Meski skalanya berbeda, kita bisa belajar dari bangsa Jerman dan Timor Leste, dan juga saya rasa, Afrika Selatan. Sebagai contoh terdekat, perkenankan saya menyodorkan Timor Leste.

Pada tahun 2005 Timor Leste mencetak sejarah, setelah mendirikan Komisi Penerimaan, Kebenaran dan Rekonsiliasi (CAVR) dan menghasilkan laporan setebal kira-kira 2500 halaman, Chega!, satu kata dalam bahasa Portugis yang artinya: jangan lagi, stop, cukup.

Selama masa kerjanya, CAVR menggelar sejumlah Proses Rekonsiliasi Komunitas (PRK). Dalam situs www.cavr-timorleste.org disebutkan, program ini adalah baru dan belum pernah diuji sebelumnya untuk memajukan rekonsiliasi dalam masyarakat.

Prosedur PRK berpijak pada keyakinan bahwa cara terbaik untuk mencapai rekonsiliasi komunitas ialah melalui mekanisme partisipatif di tingkat desa. Mekanisme ini menggabungkan praktek keadilan tradisional, arbitrasi, mediasi, dan aspek hukum pidana serta perdata. Dalam pertemuan ini, para korban, pelaku kejahatan, dan masyarakat luas bisa berpartisipasi secara langsung dalam mencari penyelesaian agar pelaku pelanggaran bisa diterima kembali oleh masyarakat.

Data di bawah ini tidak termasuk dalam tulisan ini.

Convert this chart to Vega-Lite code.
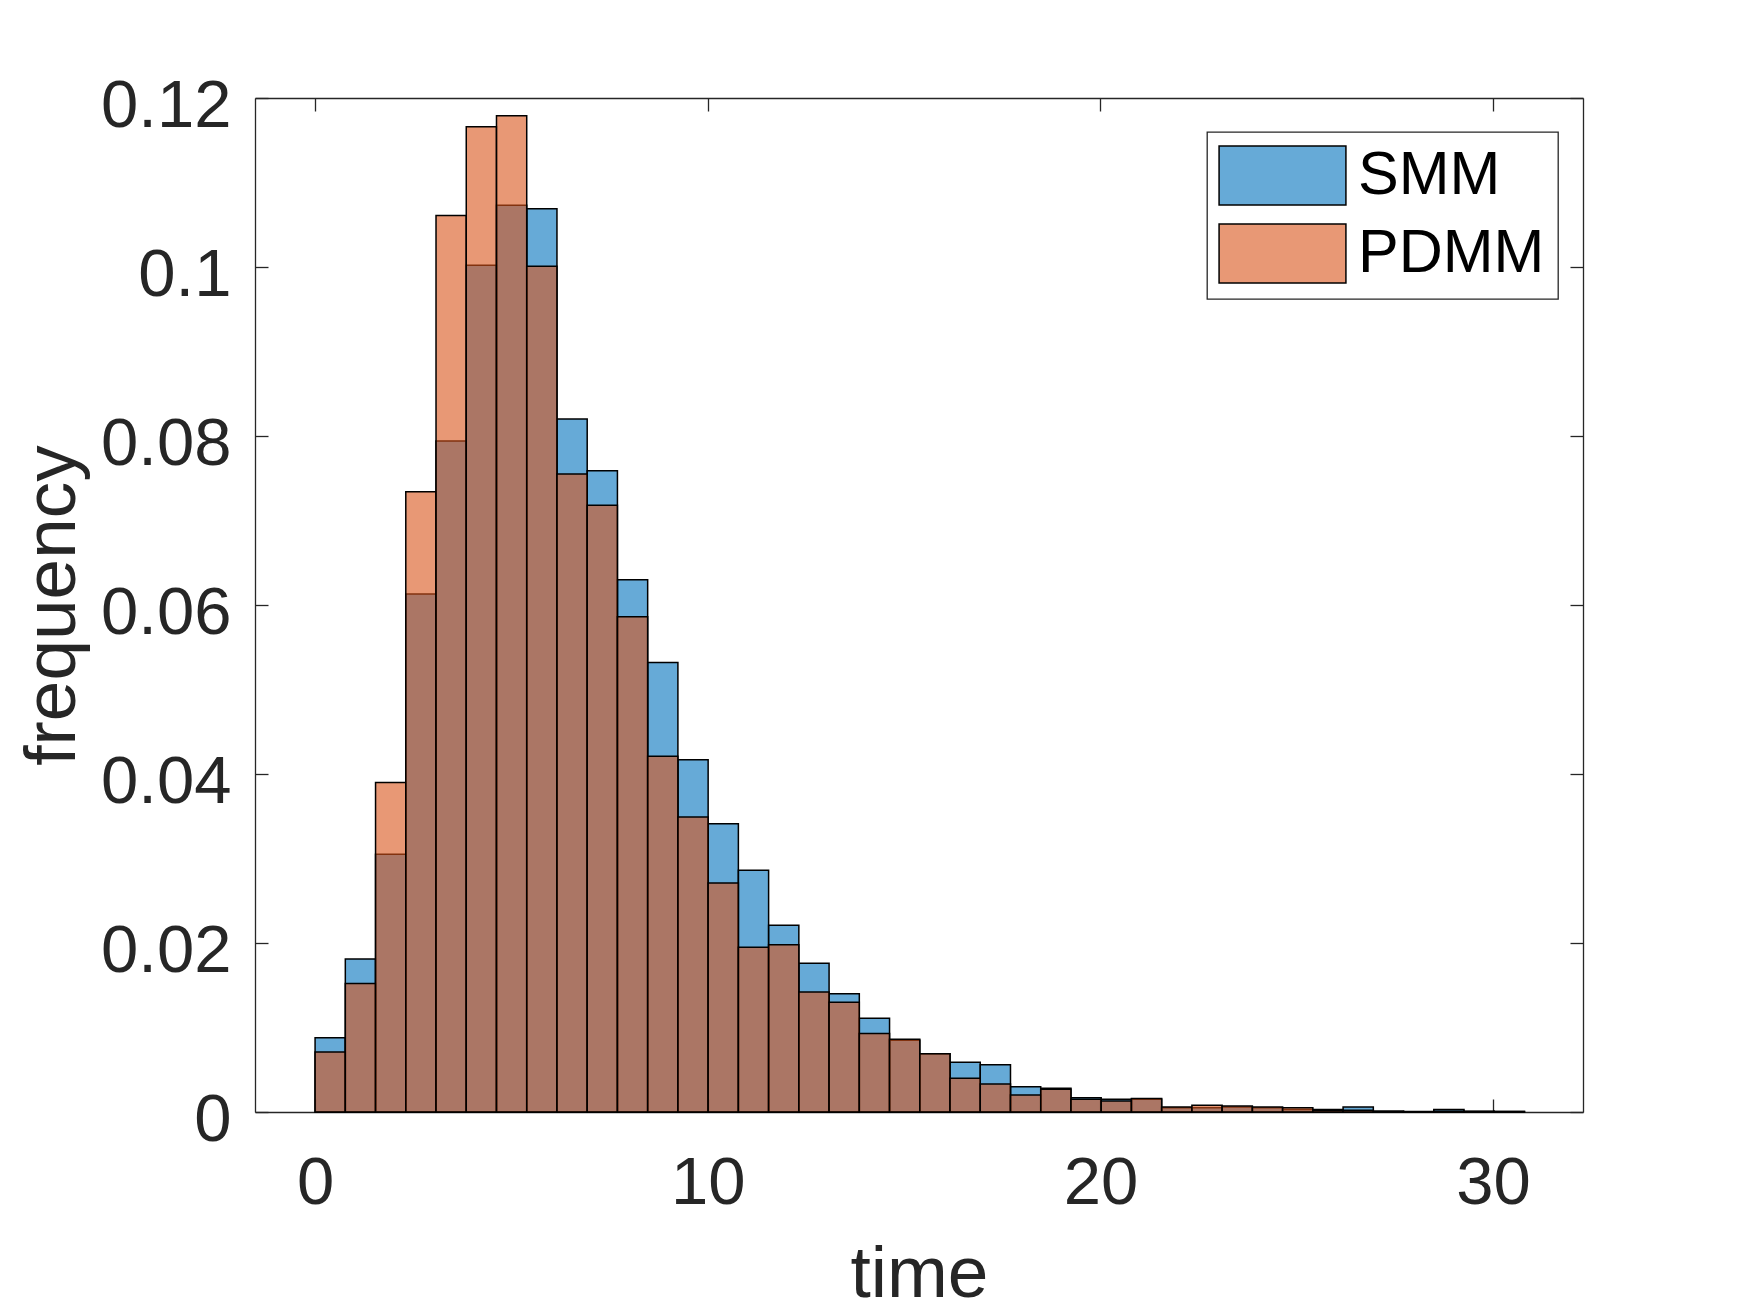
{
  "$schema": "https://vega.github.io/schema/vega-lite/v6.json",
  "width": 1328,
  "height": 1014,
  "autosize": {"type": "none"},
  "padding": {"left": 255, "top": 98, "right": 167, "bottom": 201},
  "background": "white",
  "data": {
    "values": [
      {"series": "SMM", "x0": 0, "x1": 0.77, "freq": 0.0088},
      {"series": "SMM", "x0": 0.77, "x1": 1.54, "freq": 0.0181},
      {"series": "SMM", "x0": 1.54, "x1": 2.31, "freq": 0.0305},
      {"series": "SMM", "x0": 2.31, "x1": 3.08, "freq": 0.0613},
      {"series": "SMM", "x0": 3.08, "x1": 3.85, "freq": 0.0794},
      {"series": "SMM", "x0": 3.85, "x1": 4.62, "freq": 0.1002},
      {"series": "SMM", "x0": 4.62, "x1": 5.39, "freq": 0.1073},
      {"series": "SMM", "x0": 5.39, "x1": 6.16, "freq": 0.1069},
      {"series": "SMM", "x0": 6.16, "x1": 6.93, "freq": 0.0820},
      {"series": "SMM", "x0": 6.93, "x1": 7.7, "freq": 0.0759},
      {"series": "SMM", "x0": 7.7, "x1": 8.47, "freq": 0.0630},
      {"series": "SMM", "x0": 8.47, "x1": 9.24, "freq": 0.0532},
      {"series": "SMM", "x0": 9.24, "x1": 10.01, "freq": 0.0417},
      {"series": "SMM", "x0": 10.01, "x1": 10.78, "freq": 0.0341},
      {"series": "SMM", "x0": 10.78, "x1": 11.55, "freq": 0.0286},
      {"series": "SMM", "x0": 11.55, "x1": 12.32, "freq": 0.0221},
      {"series": "SMM", "x0": 12.32, "x1": 13.09, "freq": 0.0176},
      {"series": "SMM", "x0": 13.09, "x1": 13.86, "freq": 0.0140},
      {"series": "SMM", "x0": 13.86, "x1": 14.63, "freq": 0.0111},
      {"series": "SMM", "x0": 14.63, "x1": 15.4, "freq": 0.0085},
      {"series": "SMM", "x0": 15.4, "x1": 16.17, "freq": 0.0069},
      {"series": "SMM", "x0": 16.17, "x1": 16.94, "freq": 0.0059},
      {"series": "SMM", "x0": 16.94, "x1": 17.71, "freq": 0.0056},
      {"series": "SMM", "x0": 17.71, "x1": 18.48, "freq": 0.0030},
      {"series": "SMM", "x0": 18.48, "x1": 19.25, "freq": 0.0028},
      {"series": "SMM", "x0": 19.25, "x1": 20.02, "freq": 0.0017},
      {"series": "SMM", "x0": 20.02, "x1": 20.79, "freq": 0.0015},
      {"series": "SMM", "x0": 20.79, "x1": 21.56, "freq": 0.0015},
      {"series": "SMM", "x0": 21.56, "x1": 22.33, "freq": 0.0005},
      {"series": "SMM", "x0": 22.33, "x1": 23.1, "freq": 0.0005},
      {"series": "SMM", "x0": 23.1, "x1": 23.87, "freq": 0.0006},
      {"series": "SMM", "x0": 23.87, "x1": 24.64, "freq": 0.0005},
      {"series": "SMM", "x0": 24.64, "x1": 25.41, "freq": 0.0003},
      {"series": "SMM", "x0": 25.41, "x1": 26.18, "freq": 0.0003},
      {"series": "SMM", "x0": 26.18, "x1": 26.95, "freq": 0.0006},
      {"series": "SMM", "x0": 26.95, "x1": 27.72, "freq": 0.0001},
      {"series": "SMM", "x0": 27.72, "x1": 28.49, "freq": 0.00003},
      {"series": "SMM", "x0": 28.49, "x1": 29.26, "freq": 0.0003},
      {"series": "SMM", "x0": 29.26, "x1": 30.03, "freq": 0.0001},
      {"series": "SMM", "x0": 30.03, "x1": 30.8, "freq": 0.00005},
      {"series": "PDMM", "x0": 0, "x1": 0.77, "freq": 0.0071},
      {"series": "PDMM", "x0": 0.77, "x1": 1.54, "freq": 0.0152},
      {"series": "PDMM", "x0": 1.54, "x1": 2.31, "freq": 0.0390},
      {"series": "PDMM", "x0": 2.31, "x1": 3.08, "freq": 0.0734},
      {"series": "PDMM", "x0": 3.08, "x1": 3.85, "freq": 0.1061},
      {"series": "PDMM", "x0": 3.85, "x1": 4.62, "freq": 0.1166},
      {"series": "PDMM", "x0": 4.62, "x1": 5.39, "freq": 0.1179},
      {"series": "PDMM", "x0": 5.39, "x1": 6.16, "freq": 0.1001},
      {"series": "PDMM", "x0": 6.16, "x1": 6.93, "freq": 0.0755},
      {"series": "PDMM", "x0": 6.93, "x1": 7.7, "freq": 0.0718},
      {"series": "PDMM", "x0": 7.7, "x1": 8.47, "freq": 0.0586},
      {"series": "PDMM", "x0": 8.47, "x1": 9.24, "freq": 0.0421},
      {"series": "PDMM", "x0": 9.24, "x1": 10.01, "freq": 0.0349},
      {"series": "PDMM", "x0": 10.01, "x1": 10.78, "freq": 0.0271},
      {"series": "PDMM", "x0": 10.78, "x1": 11.55, "freq": 0.0195},
      {"series": "PDMM", "x0": 11.55, "x1": 12.32, "freq": 0.0198},
      {"series": "PDMM", "x0": 12.32, "x1": 13.09, "freq": 0.0142},
      {"series": "PDMM", "x0": 13.09, "x1": 13.86, "freq": 0.0130},
      {"series": "PDMM", "x0": 13.86, "x1": 14.63, "freq": 0.0093},
      {"series": "PDMM", "x0": 14.63, "x1": 15.4, "freq": 0.0086},
      {"series": "PDMM", "x0": 15.4, "x1": 16.17, "freq": 0.0069},
      {"series": "PDMM", "x0": 16.17, "x1": 16.94, "freq": 0.0040},
      {"series": "PDMM", "x0": 16.94, "x1": 17.71, "freq": 0.0033},
      {"series": "PDMM", "x0": 17.71, "x1": 18.48, "freq": 0.0020},
      {"series": "PDMM", "x0": 18.48, "x1": 19.25, "freq": 0.0027},
      {"series": "PDMM", "x0": 19.25, "x1": 20.02, "freq": 0.0015},
      {"series": "PDMM", "x0": 20.02, "x1": 20.79, "freq": 0.0013},
      {"series": "PDMM", "x0": 20.79, "x1": 21.56, "freq": 0.0016},
      {"series": "PDMM", "x0": 21.56, "x1": 22.33, "freq": 0.0006},
      {"series": "PDMM", "x0": 22.33, "x1": 23.1, "freq": 0.0008},
      {"series": "PDMM", "x0": 23.1, "x1": 23.87, "freq": 0.0007},
      {"series": "PDMM", "x0": 23.87, "x1": 24.64, "freq": 0.0006},
      {"series": "PDMM", "x0": 24.64, "x1": 25.41, "freq": 0.0005},
      {"series": "PDMM", "x0": 25.41, "x1": 26.18, "freq": 0.0002},
      {"series": "PDMM", "x0": 26.18, "x1": 26.95, "freq": 0.0002},
      {"series": "PDMM", "x0": 26.95, "x1": 27.72, "freq": 0.0001},
      {"series": "PDMM", "x0": 27.72, "x1": 28.49, "freq": 0.00005},
      {"series": "PDMM", "x0": 28.49, "x1": 29.26, "freq": 0.0001},
      {"series": "PDMM", "x0": 29.26, "x1": 30.03, "freq": 0.00005},
      {"series": "PDMM", "x0": 30.03, "x1": 30.8, "freq": 0.00005}
    ]
  },
  "layer": [
    {
      "mark": {"type": "rect", "fillOpacity": 0.6, "stroke": "black", "strokeWidth": 1.5, "strokeOpacity": 1},
      "encoding": {
        "x": {
          "field": "x0", "type": "quantitative",
          "scale": {"domain": [-1.53, 32.29], "nice": false, "zero": false},
          "axis": {
            "orient": "bottom", "values": [0, 10, 20, 30], "title": "time",
            "tickSize": -13, "labelPadding": 51, "titleX": 664, "titleY": 184,
            "titleBaseline": "alphabetic", "titleAlign": "center"
          }
        },
        "x2": {"field": "x1"},
        "y": {
          "field": "freq", "type": "quantitative",
          "scale": {"domain": [0, 0.12], "nice": false, "zero": true},
          "axis": {
            "orient": "left", "values": [0, 0.02, 0.04, 0.06, 0.08, 0.1, 0.12], "format": ".2~g",
            "title": "frequency", "tickSize": -13, "labelPadding": 37, "labelOffset": 8,
            "titleX": -181, "titleY": 507, "titleAngle": -90,
            "titleBaseline": "alphabetic", "titleAlign": "center"
          }
        },
        "y2": {"datum": 0},
        "color": {
          "field": "series", "type": "nominal",
          "scale": {"domain": ["SMM", "PDMM"], "range": ["#0072BD", "#D95319"]},
          "legend": {
            "orient": "none", "legendX": 952, "legendY": 34, "title": null,
            "strokeColor": "#262626", "fillColor": "white", "padding": 13,
            "symbolType": "M-2.15,-1H2.15V1H-2.15Z", "symbolSize": 3481, "symbolOffset": 32,
            "symbolStrokeColor": "black", "symbolStrokeWidth": 1.5,
            "labelFont": "Liberation Sans", "labelFontSize": 61, "labelColor": "black",
            "labelOffset": 45, "labelLimit": 500, "rowPadding": 13,
            "encode": {"symbols": {"update": {"fillOpacity": {"value": 0.6}, "stroke": {"value": "black"}, "strokeOpacity": {"value": 1}}}}
          }
        }
      }
    },
    {
      "mark": {"type": "rect", "opacity": 0},
      "encoding": {
        "x": {
          "field": "x0", "type": "quantitative",
          "axis": {"orient": "top", "values": [0, 10, 20, 30], "labels": false, "title": null, "tickSize": -13}
        },
        "x2": {"field": "x1"},
        "y": {
          "field": "freq", "type": "quantitative",
          "axis": {"orient": "right", "values": [0, 0.02, 0.04, 0.06, 0.08, 0.1, 0.12], "labels": false, "title": null, "tickSize": -13}
        },
        "y2": {"datum": 0}
      }
    }
  ],
  "resolve": {"axis": {"x": "independent", "y": "independent"}},
  "config": {
    "view": {"stroke": null},
    "axis": {
      "grid": false,
      "domainColor": "#262626", "domainWidth": 1.3,
      "tickColor": "#262626", "tickWidth": 1.3,
      "labelFont": "Liberation Sans", "labelFontSize": 67, "labelColor": "#262626",
      "labelFlush": false, "labelOverlap": false,
      "titleFont": "Liberation Sans", "titleFontSize": 73, "titleFontWeight": "normal", "titleColor": "#262626"
    },
    "legend": {"strokeWidth": 1.3}
  }
}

Indonesia sebagai bangsa harus diakui masih minim pengalaman dalam hal rekonsiliasi akar rumput ini. Selain Lakpesdam NU yang pada awal tahun 2000-an mengadakan rekonsiliasi dengan kalangan korban kekerasan tahun1965, setahu saya belum ada inisiatif serupa lagi sejauh ini.

Sri Sultan dan Monsinyur,

Anda berdua begitu dihormati di Yogyakarta. Modal politik, ekonomi, dan kultural yang Anda berdua miliki, selayaknya dimaksimalkan untuk melindungi warga sesuai amanat konstitusi. Warga Yogyakarta yang berkehendak baik, entah asli atau pendatang, tentu berharap banyak dari Anda berdua. Mereka berharap agar Anda berdua bisa menjadi pimpinan yang mengayomi mereka.

Semoga Anda berdua tak mematikan harapan itu. Harapan siapapun yang berkehendak baik. Harapan bahwa toleransi tetap hidup dan dihidupi. Tak hanya di Yogyakarta, tapi juga di Indonesia Raya.

Balikpapan, Kalimantan Timur, 5 Juni 2014.